Salviamo Firenze by Doninelli Luca

Salviamo Firenze by Doninelli Luca

autore:Doninelli Luca [Doninelli, Luca]
La lingua: ita
Format: epub
editore: Bompiani
pubblicato: 2012-09-14T22:00:00+00:00


Io però, dopo aver detto che tale è la mia ragionevole speranza, raccomando innanzitutto a me stesso di non prendere troppo sul serio questo sia pure augurabile make-up, questo scintillio di architettura e di arredo urbano, che va rassomigliando tra loro, a poco a poco, tutte le città, trasformando i loro beni più unici e preziosi in altrettante porzioni di uno spazio continuo e tutto sommato uniforme da Firenze a Tokyo: in altrettante cioè funzioni spaziali, in altrettanti volumi, in altrettanti spazi di socialità eccetera eccetera. L’illusione che un dramma – ogni grande città ha il suo – possa essere risolto mediante una soluzione essenzialmente organizzativa (in questo caso: l’organizzazione dello spazio) è molto forte.

Forse è vero che questa illusione ebbe i propri natali proprio qui, quando questo concetto fortemente instabile, “uomo”, conobbe la sua prima deflagrazione. Impossibile stabilire una qualsiasi antropologia se l’uomo viene assunto come un assoluto. L’uomo si riesce a definire (e quindi a educare, a sviluppare culturalmente e socialmente) solo in relazione con qualcos’altro, il nome che diamo a questo altro è decisivo per tale definizione.
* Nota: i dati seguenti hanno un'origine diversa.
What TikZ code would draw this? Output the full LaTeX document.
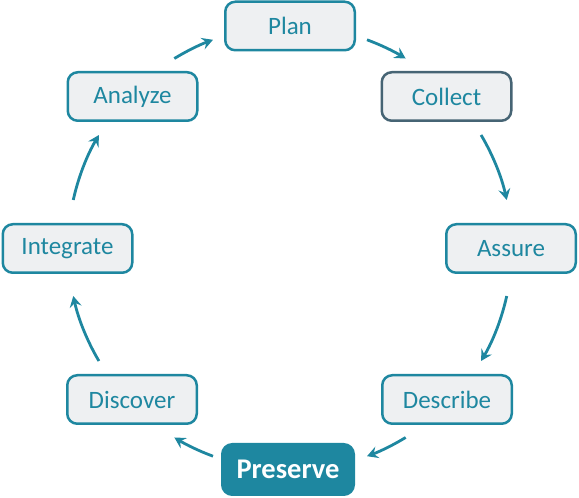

Eppure, qui si scaldarono i forni per fondere la materia dell’Uomo Assoluto, e il fascino intramontabile del racconto che Cellini fece della fusione del suo Perseo è forse dovuto proprio al presentimento, che ci viene dalla lettura, che non si stia trattando solo della fusione di una statua di bronzo, ma di molto di più. Quando mi soffermo, impossibile non soffermarsi, ad ammirare l’anonimo capolavoro di fine Quattrocento custodito a Urbino e noto come Città ideale, non posso non riflettere sul fatto che paesaggi urbani analoghi (anche se non di pari bellezza) sono stati realizzati, nella storia, o da regimi totalitari o da poteri comunque molto forti. Un vento di violenza spira da tanta perfezione: quartieri sventrati e rasi al suolo, gente sfollata e sistemata in case brutte e anonime, rivolte (se mai ve ne furono) spente con le armi. Proprio perché senza rapporti, l’Uomo Assoluto vive di utopie, è egli stesso un’utopia, il sogno di un uomo senza ferite, e dunque di un uomo che non esiste. E realizzare un uomo senza ferite, sempre che sia possibile, impone l’uso della violenza.

L’umanesimo di Brunelleschi non fu così, e secondo me nemmeno quello di Masaccio. Brunelleschi non sogna l’eliminazione di quello che la storia ha accumulato, ma crede che le epoche possano comunicare tra loro, e che un’epoca nuova abbia il dovere morale di connettersi alla precedente situandola in un contesto più grande, e fornendole una nuova chiave di lettura, ma senza imporle stravolgimenti interpretativi: il vecchio continua a vivere dentro il nuovo, la personalità antica continua a vivere in un corpo sociale e civile nuovo. Brunelleschi non taglia, non separa, non elimina alcun aspetto scomodo del mondo e del tempo, la sua via è e rimane un’altra.

Quello che Firenze ha ucciso dentro di sé è questo dialogo delle epoche. Qui sta il problema, non nel quattrocentismo a oltranza dei suoi cittadini. È un problema pre-educativo, pre-formativo: è un problema di trasmissione della conoscenza.